Oui, la première coiffe Hello Kitty qui ait jamais existé. En général, mes costumes n’ont que deux côtés, mais celui-ci est réellement en trois dimensions. C’était intéressant de voir comment on peut donner du relief à des objets plats, c’est à ce moment-là que j’ai commencé à vraiment apprécier tout l’aspect artisanal de la chose. Il nous a fallu six mois et vingt-deux prototypes pour parvenir au résultat final. J’étais au bord de la crise de nerfs. Toutes les broderies Hello Kitty étaient passées au crible et Sanrio les critiquait : «

Le nez est raté, les yeux sont ratés…

» Il y a eu tant de problèmes que j’ai failli lâcher l’affaire ! Mais le Hello Kitty de ce costume porte une blouse et c’est un modèle unique à la fois de Sanrio et de Cat Prin, ce qui lui donne beaucoup de valeur. On ne peut le trouver nulle part ailleurs. Au sujet de sa forme, je dois dire que ça a été très compliqué de rendre l’aspect rond de la tête de Hello Kitty, car la tête d’un chat est ovale, en fait.

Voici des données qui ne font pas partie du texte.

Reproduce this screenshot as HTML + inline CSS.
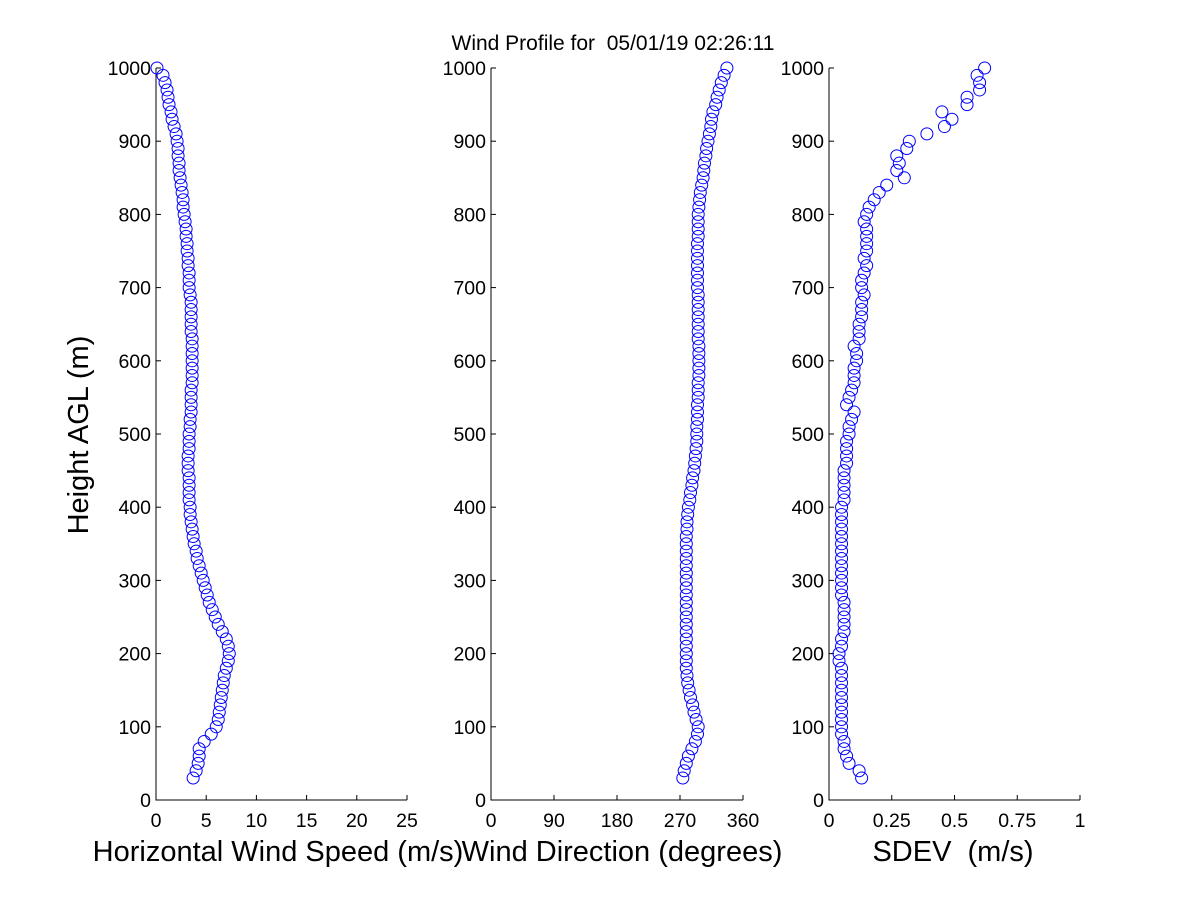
<!DOCTYPE html>
<html><head><meta charset="utf-8"><style>
html,body{margin:0;padding:0;background:#fff;}
svg{display:block;font-family:"Liberation Sans",Arial,sans-serif;}
</style></head><body>
<svg id="chart" width="1200" height="900" viewBox="0 0 1200 900">
<rect width="1200" height="900" fill="#fff"/>
<text x="613" y="50" font-size="21" text-anchor="middle" style="white-space:pre" xml:space="preserve">Wind Profile for  05/01/19 02:26:11</text>
<text transform="translate(88,435) rotate(-90)" font-size="29" text-anchor="middle">Height AGL (m)</text>
<g id="plots"></g>
</svg>
<script>
const heights=[30,40,50,60,70,80,90,100,110,120,130,140,150,160,170,180,190,200,210,220,230,240,250,260,270,280,290,300,310,320,330,340,350,360,370,380,390,400,410,420,430,440,450,460,470,480,490,500,510,520,530,540,550,560,570,580,590,600,610,620,630,640,650,660,670,680,690,700,710,720,730,740,750,760,770,780,790,800,810,820,830,840,850,860,870,880,890,900,910,920,930,940,950,960,970,980,990,1000];
const speedValues=[3.7,4.0,4.2,4.3,4.3,4.8,5.5,6.0,6.2,6.3,6.4,6.5,6.6,6.7,6.8,7.0,7.2,7.3,7.2,7.0,6.6,6.2,5.9,5.6,5.3,5.1,4.9,4.7,4.5,4.3,4.1,4.0,3.8,3.7,3.6,3.5,3.4,3.4,3.3,3.3,3.3,3.3,3.2,3.2,3.2,3.3,3.3,3.3,3.4,3.4,3.5,3.5,3.5,3.5,3.6,3.6,3.6,3.6,3.6,3.6,3.6,3.5,3.5,3.5,3.5,3.5,3.4,3.3,3.3,3.3,3.2,3.2,3.1,3.1,3.0,3.0,2.9,2.8,2.7,2.7,2.6,2.5,2.4,2.3,2.3,2.2,2.2,2.1,2.0,1.8,1.6,1.5,1.3,1.2,1.1,0.9,0.7,0.1];
const directionValues=[274,276,279,282,287,292,295,296,293,290,288,285,283,281,280,279,279,279,279,279,279,279,279,279,279,279,279,279,279,279,279,279,279,279,280,280,281,282,284,285,287,288,290,291,292,293,294,294,294,295,295,295,296,296,296,297,297,297,297,297,296,296,296,296,296,296,296,295,295,295,295,295,295,295,296,296,296,296,297,298,299,301,303,304,305,307,308,310,312,314,315,317,321,323,326,329,333,337];
const sdevValues=[0.13,0.12,0.08,0.07,0.06,0.06,0.05,0.05,0.05,0.05,0.05,0.05,0.05,0.05,0.05,0.05,0.04,0.04,0.05,0.05,0.06,0.06,0.06,0.06,0.06,0.05,0.05,0.05,0.05,0.05,0.05,0.05,0.05,0.05,0.05,0.05,0.05,0.05,0.06,0.06,0.06,0.06,0.06,0.07,0.07,0.07,0.07,0.08,0.08,0.09,0.1,0.07,0.08,0.09,0.1,0.1,0.1,0.11,0.11,0.1,0.12,0.12,0.12,0.13,0.13,0.13,0.14,0.13,0.13,0.14,0.15,0.14,0.15,0.15,0.15,0.15,0.14,0.15,0.16,0.18,0.2,0.23,0.3,0.27,0.28,0.27,0.31,0.32,0.39,0.46,0.49,0.45,0.55,0.55,0.6,0.6,0.59,0.62];
const yTicks=[0,100,200,300,400,500,600,700,800,900,1000];
const speedTicks=[0,5,10,15,20,25];
const dirTicks=[0,90,180,270,360];
const sdevTicks=[0,0.25,0.5,0.75,1];
const sdevTickLabels=["0","0.25","0.5","0.75","1"];

const NS="http://www.w3.org/2000/svg";
const plots=document.getElementById('plots');
const yTop=68,yBot=800;
function yScale(h){return yBot-(h/1000)*(yBot-yTop);}
function mk(tag,attrs,parent){const e=document.createElementNS(NS,tag);for(const k in attrs)e.setAttribute(k,attrs[k]);parent.appendChild(e);return e;}

const panels=[
 {name:'speed',x0:156,x1:407,max:25,vals:speedValues,ticks:speedTicks,labels:speedTicks.map(String),title:'Horizontal Wind Speed (m/s)',tx:278},
 {name:'direction',x0:491,x1:743,max:360,vals:directionValues,ticks:dirTicks,labels:dirTicks.map(String),title:'Wind Direction (degrees)',tx:622},
 {name:'sdev',x0:829,x1:1080,max:1,vals:sdevValues,ticks:sdevTicks,labels:sdevTickLabels,title:'SDEV  (m/s)',tx:953}
];
panels.forEach(p=>{
 const g=mk('g',{},plots);
 
 
 const xs=v=>p.x0+(v/p.max)*(p.x1-p.x0);
 const ax=mk('path',{d:`M${p.x0},${yTop} V${yBot} H${p.x1}`,stroke:'#000',fill:'none','stroke-width':1},g);
 
 
 yTicks.forEach(t=>{
  const y=yScale(t);
  mk('line',{x1:p.x0,x2:p.x0+5,y1:y,y2:y,stroke:'#000'},g);
  const tl=mk('text',{x:p.x0-5,y:y+7,'font-size':19.5,'text-anchor':'end'},g);
  tl.textContent=t;
  
  
 });
 p.ticks.forEach((t,i)=>{
  const x=xs(t);
  mk('line',{x1:x,x2:x,y1:yBot,y2:yBot-5,stroke:'#000'},g);
  const tl=mk('text',{x:x,y:827,'font-size':19.5,'text-anchor':'middle'},g);
  tl.textContent=p.labels[i];
  
  
 });
 const tt=mk('text',{x:p.tx,y:861,'font-size':29,'text-anchor':'middle'},g);
 tt.setAttribute('xml:space','preserve');
 tt.style.whiteSpace='pre';
 tt.textContent=p.title;
 
 
 heights.forEach((h,i)=>{
  const c=mk('circle',{cx:xs(p.vals[i]),cy:yScale(h),r:6,fill:'none',stroke:'#0000ff','stroke-width':1},g);
  
  
 });
});
</script>
</body></html>
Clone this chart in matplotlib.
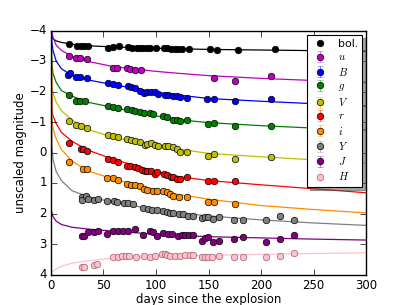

Quel costume rêverais-tu de confectionner ?

En ce moment, je m’intéresse à l’Angleterre, aux vêtements que portaient les ladies et les lords anglais aux XVIIIe et XIXe siècles. Les gilets, les cravates, les chapeaux dans le genre de ceux que porte Peter Rabbit, les jupes longues très larges, ce genre de choses. À ce jour, j’ai fabriqué dans les 150 costumes. J’ai toujours pensé qu’un jour, je n’aurais plus assez de souffle pour continuer car je ne suis pas une créatrice, mais en fait l’inspiration me vient toujours. J’ai en permanence une nouvelle idée en tête pour un costume. Je crois que plus j’en fabrique, plus je suis inspirée. Ça, et la découverte de nouvelles matières.

Dis-nous quels sont tes plans d’avenir.

À vrai dire, je ne crois pas être née uniquement pour réaliser Cat Prin. Je pense que je suis encore en route vers mon vrai destin. Mon grand rêve, c’est d’écrire du fantastique. J’écris terriblement mal, mais j’ai l’impression que j’arriverais à écrire sur des choses qui n’existent pas dans ce monde-ci. Ça fait un peu de temps aujourd’hui, mais il y a deux ans, un titre de livre m’est venu à l’esprit :

Les Enfants de Christina.

C’est une trilogie et j’ai déjà une idée assez précise de l’histoire. Mais je pense que je ne pourrais pas m’y mettre avant un an ou deux, étant donné que je suis déjà très prise ailleurs. Ce serait bien d’arriver à le faire, et peut-être aussi qu’il y ait un film hollywoodien basé dessus. Si ça ne marche pas, ce ne sera pas grave. Il serait plus réaliste de tabler sur une série télé japonaise. Je discute souvent avec mes amis des acteurs que je voudrais voir incarner mes personnages. Ce sont les moments où je me sens le plus heureuse.